The service operates with approximately 10 Model Y vehicles equipped with safety monitors in the front passenger seat, remote teleoperators, and restrictions avoiding bad weather and difficult intersections.

Early Operational Challenges

⚠️ Safety Incidents

NHTSA contacted Tesla after social media videos showed robotaxis driving erratically, including traveling the wrong way and braking hard in traffic.

📋 Regulatory Concerns

Texas lawmakers requested Tesla delay the launch until September 1, when new autonomous vehicle regulations take effect.

🎯 Limited Scope

Operations are restricted to daylight hours, good weather conditions, and invited users primarily consisting of Tesla promoters.

📱 Technology Integration

Tesla introduced a dedicated robotaxi app with geofenced operations, though service areas remain highly constrained compared to traditional ride-sharing.
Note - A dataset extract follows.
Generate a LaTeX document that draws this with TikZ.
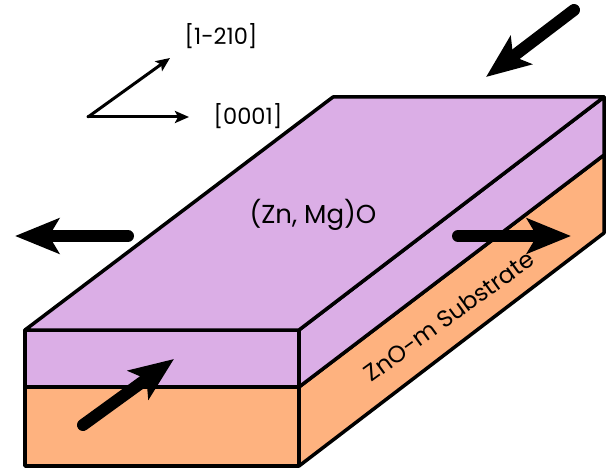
\documentclass[tikz,border=0pt]{standalone}
\usepackage{fontspec}
\setmainfont{Poppins}
\usetikzlibrary{arrows.meta}
\definecolor{filmcol}{HTML}{DBAEE6}
\definecolor{subscol}{HTML}{FEB27F}
\tikzset{
  facefilm/.style={fill=filmcol, draw=black, line width=3.5pt, line join=round},
  facesubs/.style={fill=subscol, draw=black, line width=3.5pt, line join=round},
  bigarrow/.style={line width=12pt, line cap=round, -{Stealth[length=44pt, width=35pt, inset=10pt]}},
  axisarrow/.style={line width=3pt, line cap=round, -{Stealth[length=14pt, width=12pt, inset=3pt]}},
  lbl/.style={font=\fontsize{22.5}{26}\selectfont, inner sep=0pt},
  lblfilm/.style={font=\fontsize{26}{30}\selectfont, inner sep=0pt},
  lblsubs/.style={font=\fontsize{23.5}{26}\selectfont, inner sep=0pt},
}

\begin{document}
\begin{tikzpicture}[x=1pt, y=-1pt]
  \useasboundingbox (0,0) rectangle (613,470);

  % corners of the slab
  \coordinate (ftl) at (25,330);
  \coordinate (ftr) at (299,330);
  \coordinate (fml) at (25,387);
  \coordinate (fmr) at (299,387);
  \coordinate (fbl) at (25,466);
  \coordinate (fbr) at (299,466);
  \coordinate (btl) at (333,97);
  \coordinate (btr) at (604,97);
  \coordinate (bmr) at (604,155);
  \coordinate (bbr) at (604,233);

  \draw[facesubs] (fml) -- (fmr) -- (fbr) -- (fbl) -- cycle;
  \draw[facesubs] (fmr) -- (bmr) -- (bbr) -- (fbr) -- cycle;
  \draw[facefilm] (ftl) -- (ftr) -- (fmr) -- (fml) -- cycle;
  \draw[facefilm] (ftr) -- (btr) -- (bmr) -- (fmr) -- cycle;
  \draw[facefilm] (ftl) -- (btl) -- (btr) -- (ftr) -- cycle;

  \node[lblfilm] (film) at (313,215) {(Zn, Mg)O};
  \node[lblsubs, rotate=36] (subs) at (449,316) {ZnO-m Substrate};

  % strain arrows
  \coordinate (a1s) at (574,10);
  \coordinate (a1e) at (486,77);
  \coordinate (a2s) at (128,236);
  \coordinate (a2e) at (15,236);
  \coordinate (a3s) at (458,236);
  \coordinate (a3e) at (571,236);
  \coordinate (a4s) at (83,425);
  \coordinate (a4e) at (174,359);
  \draw[bigarrow] (a1s) -- (a1e);
  \draw[bigarrow] (a2s) -- (a2e);
  \draw[bigarrow] (a3s) -- (a3e);
  \draw[bigarrow] (a4s) -- (a4e);

  % crystal axes
  \coordinate (orig) at (88,117);
  \coordinate (ax1) at (170,58);
  \coordinate (ax2) at (189,117);
  \draw[axisarrow] (orig) -- (ax1);
  \draw[axisarrow] (orig) -- (ax2);
  \node[lbl] (lab1) at (221,36) {[1-210]};
  \node[lbl] (lab2) at (248,116) {[0001]};
\end{tikzpicture}
\end{document}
Market Implications and Strategic Consequences

Credit Trading Economics

The elimination of CAFE penalties would significantly impact the automotive industry's carbon credit marketplace. Companies like Tesla and Rivian generate substantial revenue by selling regulatory credits to manufacturers struggling with fleet efficiency requirements.

Long-term Projections: If CAFE rules remain unchanged, GM, Ford, and Stellantis are projected to pay over $10 billion in penalties from 2027 to 2032 under current Biden-era regulations.
Strategic Crossroads: The CAFE standards debate occurs as Chinese manufacturers leverage government support to dominate electric vehicle markets, while Western automakers face the choice between regulatory compliance costs and long-term competitiveness in an increasingly electrified global marketplace.